▶ [EXERCISE GOAL]:
Copy each line containing the word "React" from the records that follow, please.
** Start of DATA IN THIS EXERCISE **
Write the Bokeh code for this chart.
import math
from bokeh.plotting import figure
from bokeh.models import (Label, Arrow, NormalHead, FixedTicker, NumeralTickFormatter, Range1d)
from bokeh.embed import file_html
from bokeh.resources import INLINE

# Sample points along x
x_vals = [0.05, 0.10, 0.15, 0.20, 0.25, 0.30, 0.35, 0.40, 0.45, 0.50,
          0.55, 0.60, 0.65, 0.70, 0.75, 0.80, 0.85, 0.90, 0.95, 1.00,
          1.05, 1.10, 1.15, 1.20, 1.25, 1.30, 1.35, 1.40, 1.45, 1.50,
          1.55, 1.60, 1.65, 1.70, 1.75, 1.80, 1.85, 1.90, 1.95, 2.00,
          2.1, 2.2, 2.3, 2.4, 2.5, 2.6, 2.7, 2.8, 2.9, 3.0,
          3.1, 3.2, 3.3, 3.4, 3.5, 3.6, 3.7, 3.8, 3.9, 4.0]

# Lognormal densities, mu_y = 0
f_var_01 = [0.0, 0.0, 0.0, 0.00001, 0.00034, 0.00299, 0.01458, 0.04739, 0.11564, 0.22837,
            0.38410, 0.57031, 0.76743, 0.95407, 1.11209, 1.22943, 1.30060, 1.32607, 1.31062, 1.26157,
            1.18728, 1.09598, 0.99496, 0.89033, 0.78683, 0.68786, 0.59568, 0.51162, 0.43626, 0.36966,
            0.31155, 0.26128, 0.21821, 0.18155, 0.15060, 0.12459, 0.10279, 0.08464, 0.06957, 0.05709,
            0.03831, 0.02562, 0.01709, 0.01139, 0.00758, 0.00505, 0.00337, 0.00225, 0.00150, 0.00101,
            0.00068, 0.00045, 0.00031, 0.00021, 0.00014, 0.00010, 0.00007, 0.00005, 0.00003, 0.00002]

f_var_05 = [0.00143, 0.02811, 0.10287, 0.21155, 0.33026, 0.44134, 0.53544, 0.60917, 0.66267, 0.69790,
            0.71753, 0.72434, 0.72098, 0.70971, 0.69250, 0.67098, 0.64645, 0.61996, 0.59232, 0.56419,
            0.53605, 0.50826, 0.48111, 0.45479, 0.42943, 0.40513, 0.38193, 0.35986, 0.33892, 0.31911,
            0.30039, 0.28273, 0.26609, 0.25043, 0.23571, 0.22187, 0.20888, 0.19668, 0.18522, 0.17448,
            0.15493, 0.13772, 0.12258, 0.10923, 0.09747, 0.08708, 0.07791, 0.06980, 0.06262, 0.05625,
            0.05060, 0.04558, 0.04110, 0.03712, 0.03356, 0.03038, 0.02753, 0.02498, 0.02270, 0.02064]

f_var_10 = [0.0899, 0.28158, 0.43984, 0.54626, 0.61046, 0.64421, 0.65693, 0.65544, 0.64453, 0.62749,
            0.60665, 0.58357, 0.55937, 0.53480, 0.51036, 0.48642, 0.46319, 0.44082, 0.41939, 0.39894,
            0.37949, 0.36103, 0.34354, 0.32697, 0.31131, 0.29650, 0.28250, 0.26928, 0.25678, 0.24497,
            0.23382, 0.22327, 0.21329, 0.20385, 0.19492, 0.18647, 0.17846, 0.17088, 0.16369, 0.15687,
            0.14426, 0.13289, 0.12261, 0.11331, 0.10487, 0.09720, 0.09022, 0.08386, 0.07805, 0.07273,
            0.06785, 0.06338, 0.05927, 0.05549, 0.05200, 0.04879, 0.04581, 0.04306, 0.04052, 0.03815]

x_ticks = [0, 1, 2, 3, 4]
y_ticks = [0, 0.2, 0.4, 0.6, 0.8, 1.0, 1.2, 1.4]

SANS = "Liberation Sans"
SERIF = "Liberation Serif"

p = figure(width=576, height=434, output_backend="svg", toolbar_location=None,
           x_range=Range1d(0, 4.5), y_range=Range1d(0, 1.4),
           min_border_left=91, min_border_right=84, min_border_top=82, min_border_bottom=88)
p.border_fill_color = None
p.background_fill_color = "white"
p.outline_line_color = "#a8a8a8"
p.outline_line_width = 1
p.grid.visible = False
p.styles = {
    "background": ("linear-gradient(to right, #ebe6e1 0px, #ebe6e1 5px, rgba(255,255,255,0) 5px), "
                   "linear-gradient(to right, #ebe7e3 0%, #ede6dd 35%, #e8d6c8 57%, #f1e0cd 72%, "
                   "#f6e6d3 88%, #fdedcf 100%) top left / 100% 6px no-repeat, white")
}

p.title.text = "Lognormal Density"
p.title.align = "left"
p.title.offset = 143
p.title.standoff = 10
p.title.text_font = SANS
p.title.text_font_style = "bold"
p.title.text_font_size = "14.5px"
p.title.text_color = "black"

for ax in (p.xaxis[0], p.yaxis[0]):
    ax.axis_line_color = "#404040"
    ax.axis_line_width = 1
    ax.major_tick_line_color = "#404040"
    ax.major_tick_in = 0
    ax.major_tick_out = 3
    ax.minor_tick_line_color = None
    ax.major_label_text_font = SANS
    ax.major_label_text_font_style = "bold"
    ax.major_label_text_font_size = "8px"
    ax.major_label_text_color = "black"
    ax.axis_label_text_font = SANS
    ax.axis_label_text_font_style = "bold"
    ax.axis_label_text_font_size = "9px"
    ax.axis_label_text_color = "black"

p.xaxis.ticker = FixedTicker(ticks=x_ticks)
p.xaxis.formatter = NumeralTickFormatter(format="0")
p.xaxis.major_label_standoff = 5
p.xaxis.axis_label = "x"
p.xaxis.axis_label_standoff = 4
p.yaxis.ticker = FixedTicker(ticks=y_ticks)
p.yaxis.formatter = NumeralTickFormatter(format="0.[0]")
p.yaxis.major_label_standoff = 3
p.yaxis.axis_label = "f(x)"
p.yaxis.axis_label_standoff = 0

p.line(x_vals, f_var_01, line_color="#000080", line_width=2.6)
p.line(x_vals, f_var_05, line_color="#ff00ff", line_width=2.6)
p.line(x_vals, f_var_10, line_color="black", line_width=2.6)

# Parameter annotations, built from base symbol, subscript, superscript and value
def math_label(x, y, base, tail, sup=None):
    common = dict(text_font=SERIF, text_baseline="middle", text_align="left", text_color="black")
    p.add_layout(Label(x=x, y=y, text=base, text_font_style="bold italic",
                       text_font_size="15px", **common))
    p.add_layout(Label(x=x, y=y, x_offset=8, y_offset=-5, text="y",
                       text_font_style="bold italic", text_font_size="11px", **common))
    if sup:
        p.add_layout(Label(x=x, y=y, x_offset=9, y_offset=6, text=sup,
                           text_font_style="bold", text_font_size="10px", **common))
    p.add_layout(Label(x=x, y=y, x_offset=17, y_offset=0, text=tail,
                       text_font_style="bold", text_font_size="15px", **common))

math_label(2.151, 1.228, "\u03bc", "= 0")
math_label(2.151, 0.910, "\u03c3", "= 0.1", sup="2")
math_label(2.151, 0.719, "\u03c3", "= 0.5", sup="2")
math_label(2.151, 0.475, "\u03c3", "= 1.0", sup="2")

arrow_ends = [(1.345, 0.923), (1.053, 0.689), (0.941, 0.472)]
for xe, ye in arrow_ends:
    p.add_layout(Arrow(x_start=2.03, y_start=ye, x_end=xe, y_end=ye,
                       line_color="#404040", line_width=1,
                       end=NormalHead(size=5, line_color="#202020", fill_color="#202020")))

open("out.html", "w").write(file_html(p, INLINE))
** End of DATA IN THIS EXERCISE **
** Start of DATA IN THIS EXERCISE **
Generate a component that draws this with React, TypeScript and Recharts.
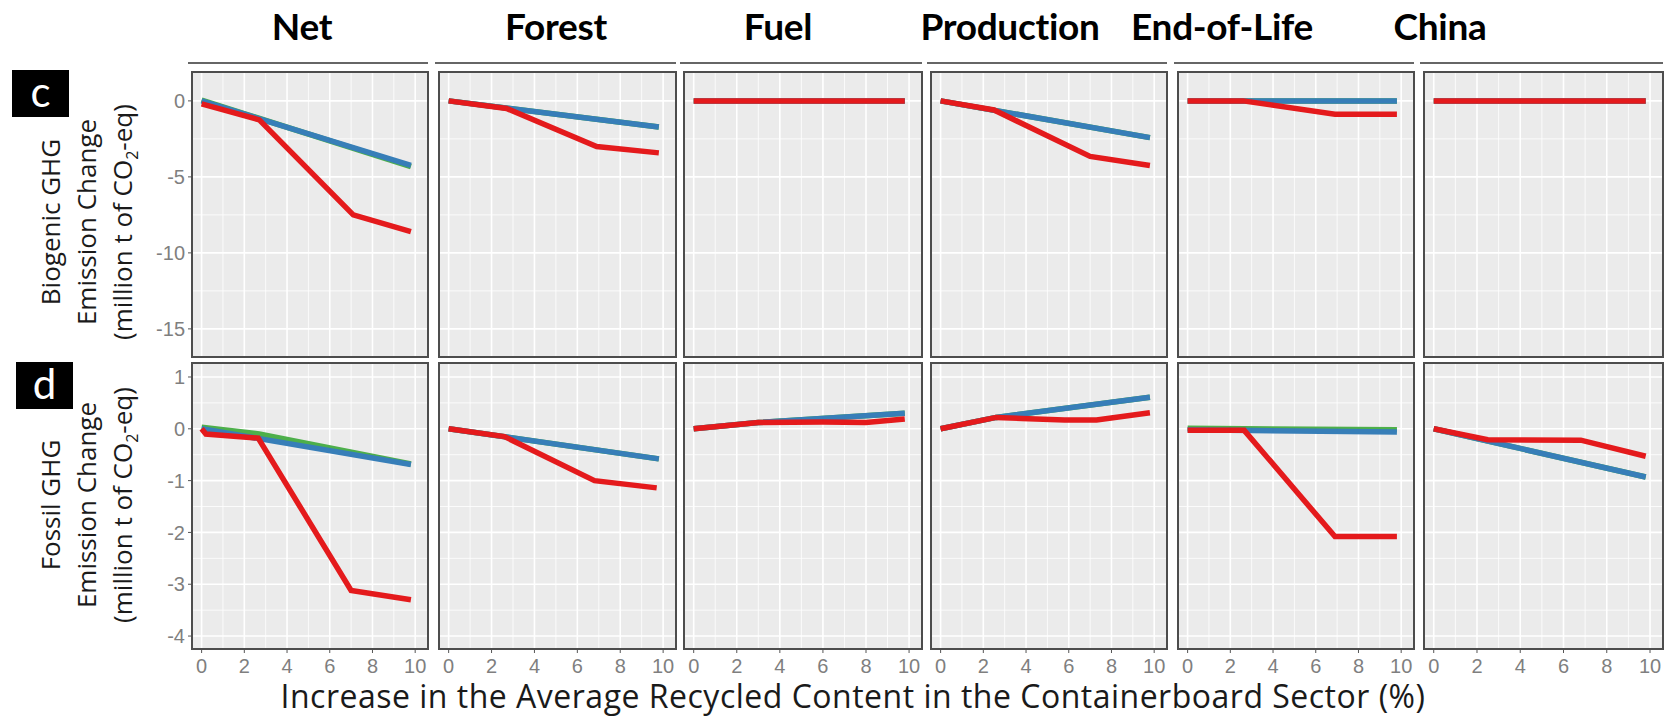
** End of DATA IN THIS EXERCISE **
** Start of DATA IN THIS EXERCISE **
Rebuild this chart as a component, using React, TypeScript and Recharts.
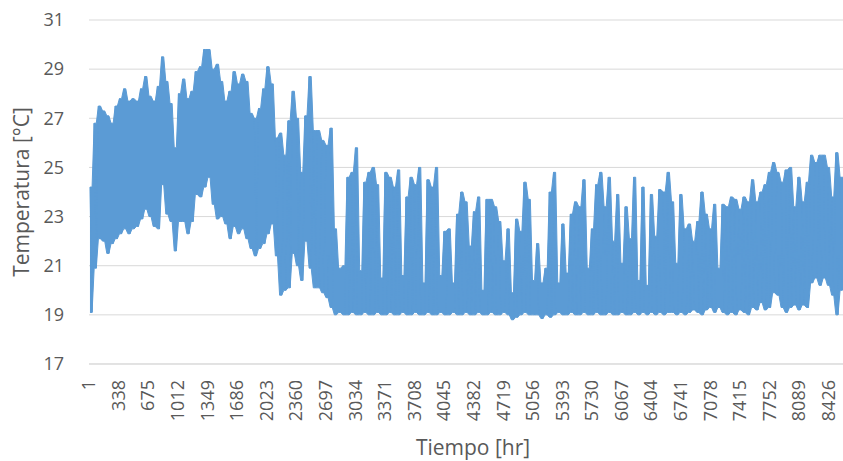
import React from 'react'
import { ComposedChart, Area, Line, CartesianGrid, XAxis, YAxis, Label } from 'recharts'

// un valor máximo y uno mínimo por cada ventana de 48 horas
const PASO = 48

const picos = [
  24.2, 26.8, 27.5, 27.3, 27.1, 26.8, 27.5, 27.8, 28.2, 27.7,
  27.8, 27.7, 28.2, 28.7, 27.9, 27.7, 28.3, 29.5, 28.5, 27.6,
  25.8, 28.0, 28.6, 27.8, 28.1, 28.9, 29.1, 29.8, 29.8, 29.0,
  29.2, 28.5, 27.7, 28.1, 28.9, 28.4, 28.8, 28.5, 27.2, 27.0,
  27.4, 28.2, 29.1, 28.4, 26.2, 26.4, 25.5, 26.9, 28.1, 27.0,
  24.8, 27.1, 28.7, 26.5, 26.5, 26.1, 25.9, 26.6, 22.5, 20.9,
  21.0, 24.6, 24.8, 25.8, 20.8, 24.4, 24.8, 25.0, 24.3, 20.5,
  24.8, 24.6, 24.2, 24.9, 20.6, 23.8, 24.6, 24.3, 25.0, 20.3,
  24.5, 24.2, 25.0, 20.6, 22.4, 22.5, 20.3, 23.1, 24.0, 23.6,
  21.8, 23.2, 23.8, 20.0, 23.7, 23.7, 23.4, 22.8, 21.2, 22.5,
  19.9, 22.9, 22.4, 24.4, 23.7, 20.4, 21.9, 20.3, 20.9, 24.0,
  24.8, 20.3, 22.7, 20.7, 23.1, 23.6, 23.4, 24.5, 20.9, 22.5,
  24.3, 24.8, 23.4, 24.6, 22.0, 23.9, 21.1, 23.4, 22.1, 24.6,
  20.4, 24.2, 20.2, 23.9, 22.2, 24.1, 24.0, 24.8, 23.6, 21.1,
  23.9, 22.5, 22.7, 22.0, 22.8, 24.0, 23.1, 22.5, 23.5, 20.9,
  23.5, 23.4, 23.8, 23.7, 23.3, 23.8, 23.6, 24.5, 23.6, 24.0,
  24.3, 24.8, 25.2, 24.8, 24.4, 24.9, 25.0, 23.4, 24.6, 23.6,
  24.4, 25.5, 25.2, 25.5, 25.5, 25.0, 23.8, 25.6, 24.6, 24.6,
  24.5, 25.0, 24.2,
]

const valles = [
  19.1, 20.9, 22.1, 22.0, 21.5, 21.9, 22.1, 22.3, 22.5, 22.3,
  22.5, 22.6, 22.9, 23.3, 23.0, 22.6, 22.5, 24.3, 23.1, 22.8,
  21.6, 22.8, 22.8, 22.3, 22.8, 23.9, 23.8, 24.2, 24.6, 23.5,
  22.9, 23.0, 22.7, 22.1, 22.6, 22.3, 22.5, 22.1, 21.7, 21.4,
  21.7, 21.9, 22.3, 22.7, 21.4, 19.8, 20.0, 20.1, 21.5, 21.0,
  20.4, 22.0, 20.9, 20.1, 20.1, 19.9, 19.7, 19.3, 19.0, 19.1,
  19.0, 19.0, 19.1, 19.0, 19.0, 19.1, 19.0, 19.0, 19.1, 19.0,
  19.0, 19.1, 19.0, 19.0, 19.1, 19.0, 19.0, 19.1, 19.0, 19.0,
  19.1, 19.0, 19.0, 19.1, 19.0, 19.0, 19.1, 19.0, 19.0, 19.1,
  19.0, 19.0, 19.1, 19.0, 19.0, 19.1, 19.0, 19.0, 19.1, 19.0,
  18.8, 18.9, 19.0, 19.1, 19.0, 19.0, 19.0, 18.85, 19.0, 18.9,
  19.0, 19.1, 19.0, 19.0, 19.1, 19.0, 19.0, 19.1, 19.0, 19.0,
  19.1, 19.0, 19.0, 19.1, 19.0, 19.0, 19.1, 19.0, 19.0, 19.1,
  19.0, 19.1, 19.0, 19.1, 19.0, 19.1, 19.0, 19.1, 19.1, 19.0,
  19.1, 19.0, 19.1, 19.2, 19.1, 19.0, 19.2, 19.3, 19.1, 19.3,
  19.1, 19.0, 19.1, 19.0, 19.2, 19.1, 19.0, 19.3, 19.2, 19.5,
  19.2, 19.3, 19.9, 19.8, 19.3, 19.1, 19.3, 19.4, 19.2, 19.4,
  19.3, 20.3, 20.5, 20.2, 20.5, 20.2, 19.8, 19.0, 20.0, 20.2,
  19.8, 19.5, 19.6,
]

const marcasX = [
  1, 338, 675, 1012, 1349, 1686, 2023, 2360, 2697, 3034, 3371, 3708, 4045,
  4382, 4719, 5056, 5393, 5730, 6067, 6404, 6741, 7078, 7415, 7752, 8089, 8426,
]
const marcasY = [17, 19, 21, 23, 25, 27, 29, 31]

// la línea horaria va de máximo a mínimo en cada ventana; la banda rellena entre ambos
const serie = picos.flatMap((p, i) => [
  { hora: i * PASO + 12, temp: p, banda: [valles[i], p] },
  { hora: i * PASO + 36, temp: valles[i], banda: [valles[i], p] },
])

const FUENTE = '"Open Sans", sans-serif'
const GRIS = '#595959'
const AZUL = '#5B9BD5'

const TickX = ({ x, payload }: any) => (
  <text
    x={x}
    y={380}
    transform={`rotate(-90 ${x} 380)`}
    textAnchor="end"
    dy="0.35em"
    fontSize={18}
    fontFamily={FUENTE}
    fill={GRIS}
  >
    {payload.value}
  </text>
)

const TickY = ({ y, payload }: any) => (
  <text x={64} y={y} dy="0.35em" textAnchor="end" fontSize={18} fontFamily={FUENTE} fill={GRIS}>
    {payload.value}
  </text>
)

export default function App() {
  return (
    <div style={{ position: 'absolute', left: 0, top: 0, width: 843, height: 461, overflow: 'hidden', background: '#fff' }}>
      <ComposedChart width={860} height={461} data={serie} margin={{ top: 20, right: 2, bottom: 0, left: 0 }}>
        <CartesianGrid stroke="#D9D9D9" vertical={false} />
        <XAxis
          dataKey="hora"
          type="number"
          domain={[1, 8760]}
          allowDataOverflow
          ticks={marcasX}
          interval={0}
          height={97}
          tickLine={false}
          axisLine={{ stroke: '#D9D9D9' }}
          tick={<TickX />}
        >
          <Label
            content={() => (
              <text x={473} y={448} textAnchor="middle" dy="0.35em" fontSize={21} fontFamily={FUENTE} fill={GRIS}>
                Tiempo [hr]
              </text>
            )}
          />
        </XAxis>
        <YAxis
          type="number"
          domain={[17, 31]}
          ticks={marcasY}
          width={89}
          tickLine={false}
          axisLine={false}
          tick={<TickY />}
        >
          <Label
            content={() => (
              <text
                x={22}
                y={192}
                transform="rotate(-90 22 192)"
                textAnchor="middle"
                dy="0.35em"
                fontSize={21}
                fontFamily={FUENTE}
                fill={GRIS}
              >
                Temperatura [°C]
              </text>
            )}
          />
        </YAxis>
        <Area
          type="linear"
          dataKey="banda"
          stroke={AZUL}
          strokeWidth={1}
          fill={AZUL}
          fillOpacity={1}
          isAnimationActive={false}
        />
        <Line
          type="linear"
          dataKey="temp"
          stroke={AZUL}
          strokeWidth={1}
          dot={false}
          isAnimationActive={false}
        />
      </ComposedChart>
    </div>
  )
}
** End of DATA IN THIS EXERCISE **
▶ [ANSWER TO THIS EXERCISE]:
Generate a component that draws this with React, TypeScript and Recharts.
Rebuild this chart as a component, using React, TypeScript and Recharts.
import React from 'react'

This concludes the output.